Archive | December 2014

Player Vs Player Needs Consent

In and of itself, I have no problems with Player vs Player in games. The idea of a “We Vs They” or “Everyone For Themselves” in games is certainly not new. Competitive games encourages sportsmanship, promotes teamwork, and can promote self-confidence, especially in physical sports.

When you enter into one of these games, you understand ahead of time what the rules are and the expectation that there are two or more teams competing against one another. The same goes for games such as League of Legends or Call of Duty (if you play it online) where it’s clear you’re going to be an a PvP situation.

Table Top RPGs and LARPs, however, do not have these built into their systems. There’s no PvP-only zones in a larp, and nothing saying you cannot attack or kill other players that are playing around you. This causes a problem with those that simply want to enjoy their LARP or Table-Top experience as presented to them by their Game Masters.

This is especially problematic when a person wants to play one of these games with the intention of doing a lot of Player vs Player. A person who does this is essentially saying “I’m going to have fun at someone else’s expense.” It shows a lack of empathy for other players, many of which bring the game world more to life with their character’s actions.

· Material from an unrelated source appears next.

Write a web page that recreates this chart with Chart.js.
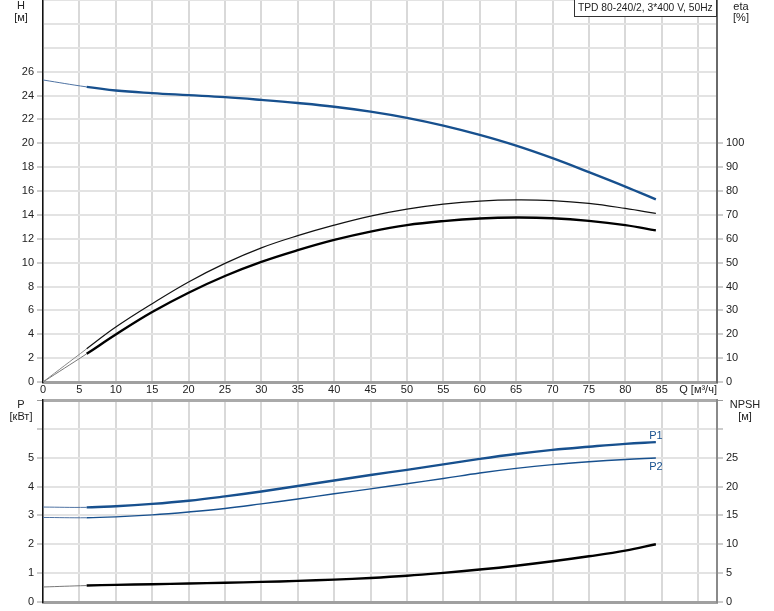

I personally find non-consentual PvP to be abhorrent. At best, it’s just rude. At its worst, it can completely ruin an event or evening for a player. I’ve seen many new players driven off from LARPing because of someone that simply wants to steal and kill everyone just because that’s how they get their jollies.

So, what to do? In the case of Table-Top RPGs, it should be discussed between the players and the Game Master as to what level of PvP is acceptable among the group. Once that is established, you can then move forward with the game with those parameters, and everyone will be comfortable playing at that setting.

For LARPs, it gets a bit trickier. LARPs are not as small or intimate as a D&D group. As a result, not everyone at a LARPing event will be familiar with one another’s comfort or views regarding PvP. Some, as I stated earlier, come in specifically to take out other players for fun.

A great technique I’ve learned from Elegy is the idea of talking to another player Out Of Game about the PvP you’d like to engage in. If they say no, then don’t do it. But if they do agree to it, with or without conditions, it’s all good! Why? Because now there’s consent involved.

A lot of great story can be developed and carried out between players that do this, and it can make an event even more immersive and exciting for everyone involved. In addition, because everyone involved consented to it, there’s no hard feelings at all, and everyone can still leave the game happy.

So talk to people you want to engage PvP with. No one will regret it, and it leaves your LARP or RPG game a better and more welcoming place.